Herein is the latest example.
Recently the Wichita State University Student Senate, which - like student government statewide - has the power to decide where student fees go, decided last year to cut the WSU student newspaper’s budget by roughly a third. The Sunflower, not unexpectedly, was critical of that decision and asked this year that the budget be restored to prior levels.
According to the Wichita Eagle the student fees committee promptly closed the budget hearing to the public, excluding the media - including the student journalists of the Sunflower - from the meeting, claiming since they were not spending state monies the meeting was not subject to the Kansas Open Meetings Act. (Given that student fees are collected by the university, this is hardly plausible.) They then proceeded to recommend a budget cut of nearly 50 percent - from $105,000 to $55,000.
The committee’s excuse - that they’re trying to bring student fee expenditures for newspapers more in line with other universities - rings hollow.

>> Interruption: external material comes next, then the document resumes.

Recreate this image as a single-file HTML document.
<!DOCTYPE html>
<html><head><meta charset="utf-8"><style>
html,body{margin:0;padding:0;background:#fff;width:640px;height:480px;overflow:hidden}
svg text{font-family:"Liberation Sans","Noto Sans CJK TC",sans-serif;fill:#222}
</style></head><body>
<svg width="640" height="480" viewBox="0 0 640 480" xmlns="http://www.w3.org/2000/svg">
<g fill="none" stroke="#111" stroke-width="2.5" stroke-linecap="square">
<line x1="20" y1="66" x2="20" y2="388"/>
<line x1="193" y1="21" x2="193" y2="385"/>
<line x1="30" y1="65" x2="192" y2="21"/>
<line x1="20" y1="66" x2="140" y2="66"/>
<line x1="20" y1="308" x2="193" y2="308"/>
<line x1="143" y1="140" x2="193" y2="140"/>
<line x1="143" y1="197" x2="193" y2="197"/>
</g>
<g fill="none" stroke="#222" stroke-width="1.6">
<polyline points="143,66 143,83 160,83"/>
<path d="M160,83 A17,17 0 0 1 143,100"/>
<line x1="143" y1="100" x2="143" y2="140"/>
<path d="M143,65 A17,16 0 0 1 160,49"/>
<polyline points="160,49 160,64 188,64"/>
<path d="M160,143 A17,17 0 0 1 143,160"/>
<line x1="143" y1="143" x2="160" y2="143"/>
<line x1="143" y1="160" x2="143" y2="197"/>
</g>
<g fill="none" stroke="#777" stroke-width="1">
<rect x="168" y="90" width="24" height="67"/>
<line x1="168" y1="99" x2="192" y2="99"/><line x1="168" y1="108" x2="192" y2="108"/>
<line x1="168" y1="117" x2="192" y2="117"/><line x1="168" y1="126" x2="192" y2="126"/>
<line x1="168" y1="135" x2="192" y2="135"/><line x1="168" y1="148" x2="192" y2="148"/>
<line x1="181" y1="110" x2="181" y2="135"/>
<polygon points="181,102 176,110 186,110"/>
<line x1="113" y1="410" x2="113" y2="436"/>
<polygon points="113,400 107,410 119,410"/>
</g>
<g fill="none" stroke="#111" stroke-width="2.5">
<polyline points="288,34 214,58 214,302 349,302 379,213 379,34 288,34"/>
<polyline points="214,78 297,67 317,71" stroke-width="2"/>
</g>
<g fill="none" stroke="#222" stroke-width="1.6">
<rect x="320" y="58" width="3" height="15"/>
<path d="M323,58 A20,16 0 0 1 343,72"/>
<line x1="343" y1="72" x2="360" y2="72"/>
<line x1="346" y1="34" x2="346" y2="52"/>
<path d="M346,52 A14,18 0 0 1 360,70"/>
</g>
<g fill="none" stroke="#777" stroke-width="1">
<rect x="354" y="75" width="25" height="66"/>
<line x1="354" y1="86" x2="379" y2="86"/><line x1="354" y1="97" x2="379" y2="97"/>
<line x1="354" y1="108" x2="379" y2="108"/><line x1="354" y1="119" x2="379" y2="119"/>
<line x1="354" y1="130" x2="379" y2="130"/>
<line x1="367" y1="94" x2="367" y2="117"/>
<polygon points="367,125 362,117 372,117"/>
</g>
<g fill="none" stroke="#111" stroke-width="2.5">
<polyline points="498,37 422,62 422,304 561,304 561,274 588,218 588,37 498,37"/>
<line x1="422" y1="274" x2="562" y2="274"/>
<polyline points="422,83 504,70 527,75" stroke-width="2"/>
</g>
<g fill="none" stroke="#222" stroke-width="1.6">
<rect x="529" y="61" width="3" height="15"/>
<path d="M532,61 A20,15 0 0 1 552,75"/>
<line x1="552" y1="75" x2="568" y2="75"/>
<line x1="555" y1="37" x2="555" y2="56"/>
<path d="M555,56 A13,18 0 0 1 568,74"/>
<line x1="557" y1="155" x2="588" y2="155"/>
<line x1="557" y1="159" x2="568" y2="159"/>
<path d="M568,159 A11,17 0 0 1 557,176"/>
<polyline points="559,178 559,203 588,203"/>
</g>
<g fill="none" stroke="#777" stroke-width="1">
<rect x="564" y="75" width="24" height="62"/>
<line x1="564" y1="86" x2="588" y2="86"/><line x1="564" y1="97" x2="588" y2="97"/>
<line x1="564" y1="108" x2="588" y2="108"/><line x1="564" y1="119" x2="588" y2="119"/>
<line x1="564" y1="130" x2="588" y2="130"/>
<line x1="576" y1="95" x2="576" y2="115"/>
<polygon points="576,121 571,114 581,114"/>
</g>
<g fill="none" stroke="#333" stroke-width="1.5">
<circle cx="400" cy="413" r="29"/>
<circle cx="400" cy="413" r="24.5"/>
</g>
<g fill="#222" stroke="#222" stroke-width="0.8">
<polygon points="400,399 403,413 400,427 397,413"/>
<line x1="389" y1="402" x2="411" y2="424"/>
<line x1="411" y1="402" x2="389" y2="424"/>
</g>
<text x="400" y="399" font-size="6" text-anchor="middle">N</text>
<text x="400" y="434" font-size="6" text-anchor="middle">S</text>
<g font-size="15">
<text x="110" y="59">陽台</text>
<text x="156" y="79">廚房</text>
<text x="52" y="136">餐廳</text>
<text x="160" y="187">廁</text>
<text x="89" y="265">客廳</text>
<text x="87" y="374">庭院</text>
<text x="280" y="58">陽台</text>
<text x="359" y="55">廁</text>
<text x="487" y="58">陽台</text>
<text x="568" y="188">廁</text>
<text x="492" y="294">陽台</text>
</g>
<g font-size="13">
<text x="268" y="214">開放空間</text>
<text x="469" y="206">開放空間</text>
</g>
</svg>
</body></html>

According to the Eagle, data presented by The Sunflower last week shows, “the paper gets about 54 percent of its annual funding from student fees and the rest from advertising or other sources. The University of Kansas student newspaper gets about 20 percent of its funding from fees; Kansas State, about 55 percent; Pittsburg State, 51 percent; and Emporia State, 81 percent …”
The reality here is that The Sunflower has been very critical of university leaders, questioning such things as why a Kansas Open Records Act request for which the paper paid nearly $600 had nearly a quarter of the pages completely redacted. This is a blatant attempt to shut down criticism of the university and the student senate by cutting the Sunflower’s budget to unsustainable levels.
Student newspapers like The Sunflower provide coverage of university life like no other publication. Their job is to shine a light on the goings on at WSU which would otherwise stay in the dark.
Universities must be a place where ideas can be freely discussed and student papers are key to ensuring the free exchange of ideas.
This is censorship, plain and simple and a disgusting display of naked corruption by the student senate.
We call on university leaders to rein in this blatant attack on freedom of the press and restore funding to the Sunflower forthwith.